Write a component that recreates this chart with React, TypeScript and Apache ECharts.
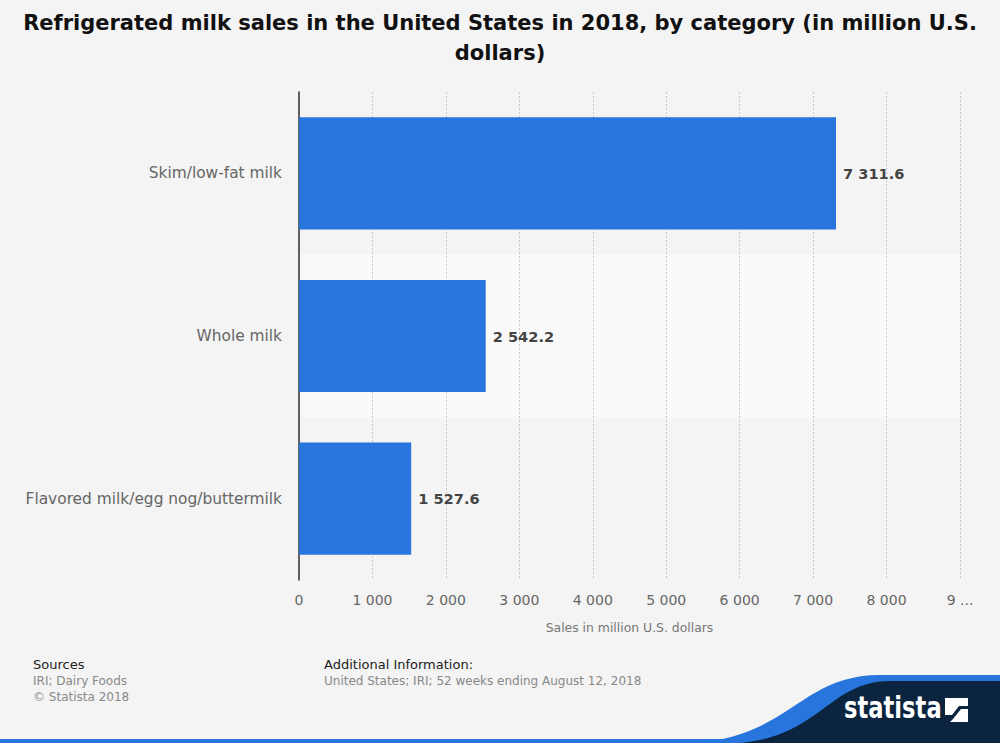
import React, { useEffect, useRef } from "react";
import * as echarts from "echarts";

const categories = ["Skim/low-fat milk", "Whole milk", "Flavored milk/egg nog/buttermilk"];
const values = [7311.6, 2542.2, 1527.6];
const titleText = "Refrigerated milk sales in the United States in 2018, by category (in million U.S.\ndollars)";
const axisName = "Sales in million U.S. dollars";

const fmt = (v: number, dec: number) => {
  const s = v.toFixed(dec);
  const [i, d] = s.split(".");
  const ii = i.replace(/\B(?=(\d{3})+(?!\d))/g, " ");
  return d ? ii + "." + d : ii;
};

echarts.graphic.registerShape(
  "waveBlue",
  echarts.graphic.extendPath("M690,743 C790,738 800,675 880,675 L1000,675 L1000,743 Z", {})
);
echarts.graphic.registerShape(
  "waveNavy",
  echarts.graphic.extendPath("M740,743 C820,736 830,681 890,681 L1000,681 L1000,743 Z", {})
);

export default function App() {
  const ref = useRef<HTMLDivElement>(null);
  useEffect(() => {
    const chart = echarts.init(ref.current!, null, { renderer: "svg" });
    const font = "DejaVu Sans";
    chart.setOption({
      animation: false,
      backgroundColor: "#f4f4f4",
      textStyle: { fontFamily: font },
      title: {
        text: titleText,
        left: "center",
        top: 3,
        textStyle: { fontFamily: font, fontSize: 21, fontWeight: "bold", color: "#111", lineHeight: 30 },
      },
      grid: { left: 299, right: 40, top: 92, bottom: 163, containLabel: false },
      xAxis: {
        type: "value",
        min: 0,
        max: 9000,
        interval: 1000,
        name: axisName,
        nameLocation: "middle",
        nameGap: 41,
        nameTextStyle: { fontSize: 12.4, color: "#777", fontFamily: font },
        axisLine: { show: false },
        axisTick: { show: false },
        axisLabel: {
          fontSize: 14,
          color: "#666",
          margin: 13,
          fontFamily: font,
          formatter: (v: number) => (v === 9000 ? "9 ..." : fmt(v, 0)),
        },
        splitLine: { show: true, lineStyle: { color: "#c8c8c8", type: [2, 2], width: 1 } },
      },
      yAxis: {
        type: "category",
        data: categories,
        inverse: true,
        axisLine: { show: true, lineStyle: { color: "#333", width: 1.5 } },
        axisTick: { show: false },
        axisLabel: { fontSize: 15.4, color: "#666", margin: 17, fontFamily: font },
        splitArea: { show: true, areaStyle: { color: ["rgba(0,0,0,0)", "#f9f9f9"] } },
      },
      series: [
        {
          type: "bar",
          data: values,
          barWidth: "69%",
          itemStyle: { color: "#2876dd" },
          label: {
            show: true,
            position: "right",
            distance: 7,
            fontSize: 14.6,
            fontWeight: "bold",
            color: "#444",
            fontFamily: font,
            formatter: (p: any) => fmt(p.value, 1),
          },
        },
      ],
      graphic: [
        { type: "text", left: 33, top: 658, style: { text: "Sources", fontSize: 13, fill: "#222", fontFamily: font } },
        { type: "text", left: 33, top: 675, style: { text: "IRI; Dairy Foods", fontSize: 12, fill: "#888", fontFamily: font } },
        { type: "text", left: 33, top: 691, style: { text: "© Statista 2018", fontSize: 12, fill: "#888", fontFamily: font } },
        { type: "text", left: 324, top: 658, style: { text: "Additional Information:", fontSize: 13, fill: "#222", fontFamily: font } },
        { type: "text", left: 324, top: 675, style: { text: "United States; IRI; 52 weeks ending August 12, 2018", fontSize: 12, fill: "#888", fontFamily: font } },
        { type: "rect", shape: { x: 0, y: 739, width: 1000, height: 4 }, style: { fill: "#2876dd" } },
        { type: "waveBlue", style: { fill: "#2876dd" } },
        { type: "waveNavy", style: { fill: "#0b2540" } },
        {
          type: "text",
          x: 844,
          y: 692,
          scaleX: 0.73,
          style: { text: "statista", fontSize: 31, fontWeight: "bold", fill: "#ffffff", fontFamily: font, verticalAlign: "top" },
        },
        { type: "rect", shape: { x: 945, y: 698, width: 23, height: 24 }, style: { fill: "#ffffff" } },
        {
          type: "polygon",
          shape: { points: [[945, 722], [945, 715], [952, 715], [959, 706], [968, 706], [968, 709], [961, 709], [953, 719], [950, 722]] },
          style: { fill: "#0b2540" },
        },
      ],
    });
    return () => chart.dispose();
  }, []);
  return <div ref={ref} style={{ position: "absolute", left: 0, top: 0, width: 1000, height: 743 }} />;
}
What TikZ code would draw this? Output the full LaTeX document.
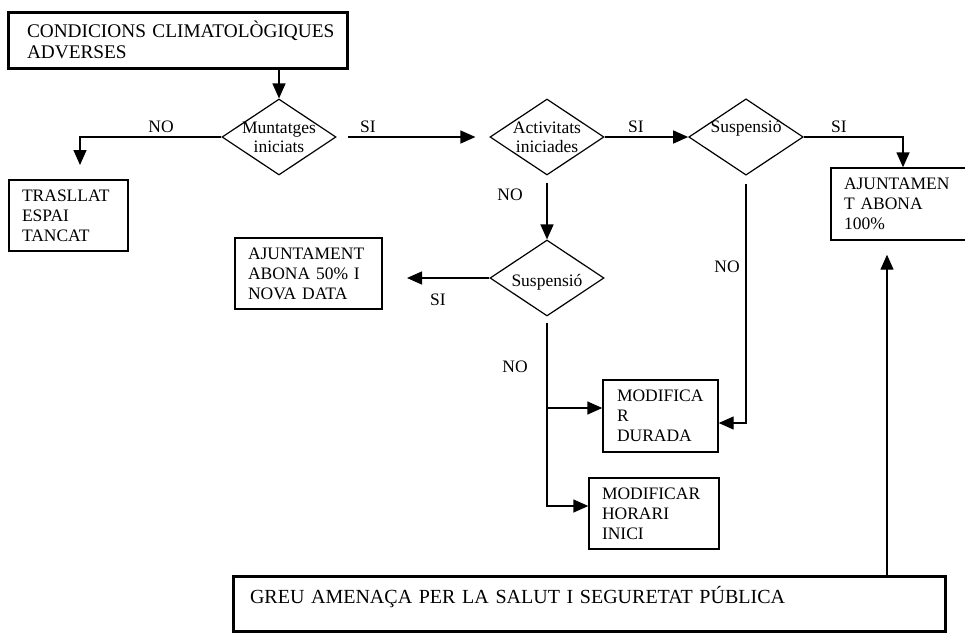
\documentclass[tikz,border=0pt]{standalone}
\usepackage{fontspec}
\setmainfont{Liberation Serif}
\usetikzlibrary{shapes.geometric,arrows.meta}
\begin{document}
\begin{tikzpicture}[x=1pt,y=-1pt,
  box/.style={draw, line width=1.4pt, rectangle, inner sep=0pt, align=left, font=\fontsize{17.5}{20}\selectfont},
  thickbox/.style={box, line width=3pt},
  dia/.style={draw, diamond, line width=1.2pt, aspect=1.5, inner sep=-1.5pt, minimum width=114pt, minimum height=76pt, align=center, font=\fontsize{17.5}{19}\selectfont},
  lbl/.style={inner sep=0pt, font=\fontsize{17.5}{20}\selectfont},
  conn/.style={line width=1.4pt},
  arr/.style={-{Triangle[length=15pt,width=13pt]}}
]
\fill[white] (0,0) rectangle (965,633);
\useasboundingbox (0,0) rectangle (965,633);

% boxes
\node[thickbox, minimum width=339pt, minimum height=56pt, text width=301pt, font=\fontsize{19.3}{21}\selectfont] (top) at (177.5,40) {\mbox{CONDICIONS CLIMATOLÒGIQUES}\\ADVERSES};
\node[box, minimum width=119pt, minimum height=71pt, text width=93pt] (trasllat) at (68.5,215.5) {TRASLLAT\\ESPAI\\TANCAT};
\node[box, minimum width=144pt, minimum height=72pt, text width=118pt] (box100) at (903,204) {AJUNTAMEN\\T ABONA\\100\%};
\node[box, minimum width=147pt, minimum height=71pt, text width=121pt] (box50) at (308.5,273.5) {AJUNTAMENT\\ABONA 50\% I\\NOVA DATA};
\node[box, minimum width=115pt, minimum height=72pt, text width=87pt] (durada) at (660.5,416) {MODIFICA\\R\\DURADA};
\node[box, minimum width=130pt, minimum height=71pt, text width=104pt] (horari) at (654,513.5) {MODIFICAR\\HORARI\\INICI};
\node[thickbox, minimum width=712pt, minimum height=55pt, text width=678pt, text height=10pt, text depth=10pt, font=\fontsize{20}{22}\selectfont] (greu) at (589,603.5) {GREU AMENAÇA PER LA SALUT I SEGURETAT PÚBLICA};

% diamonds
\node[dia] (d1) at (279,137) {Muntatges\\iniciats};
\node[dia] (d2) at (547,137) {Activitats\\iniciades};
\node[dia, text height=12pt, text depth=22pt] (d3) at (746,137) {Suspensió};
\node[dia, text height=20pt, text depth=4pt] (d4) at (547,278) {Suspensió};

% free ends
\coordinate (notip) at (80,165);
\coordinate (sitip) at (407,278);

% connectors
\draw[conn,arr] (top.south -| d1.north) -- (d1.north);
\draw[conn,arr] (d1.west) -| (notip);
\draw[conn,arr] ([xshift=11pt]d1.east) -- ([xshift=-14pt]d2.west);
\draw[conn,arr] (d2.east) -- (d3.west);
\draw[conn,arr] (d3.east) -| (box100.north);
\draw[conn,arr] ([yshift=-7pt]d2.south) -- (d4.north);
\draw[conn,arr] (d4.west) -- (sitip);
\draw[conn,arr] ([yshift=-6pt]d4.south) |- ([yshift=7.5pt]horari.west);
\draw[conn,arr] ([yshift=8pt]durada.west -| d4.south) -- ([yshift=8pt]durada.west);
\draw[conn,arr] ([yshift=-8pt]d3.south) |- ([yshift=-7pt]durada.east);
\draw[conn,arr] ([xshift=-16pt]box100.south |- greu.north) -- ([xshift=-16pt,yshift=-14pt]box100.south);

% labels
\node[lbl] (lno1) at (161,127) {NO};
\node[lbl] (lsi1) at (368,127) {SI};
\node[lbl] (lsi2) at (636,127) {SI};
\node[lbl] (lsi3) at (839,127) {SI};
\node[lbl] (lno2) at (510,195) {NO};
\node[lbl] (lsi4) at (438,300) {SI};
\node[lbl] (lno3) at (515,367) {NO};
\node[lbl] (lno4) at (727,267) {NO};
\end{tikzpicture}
\end{document}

#### [YOUR TASK]
Find and copy every line in the entries above where the string "React" occurs.

#### [RESULT BELOW]
Write a component that recreates this chart with React, TypeScript and Apache ECharts.
import React, { useEffect, useRef } from "react";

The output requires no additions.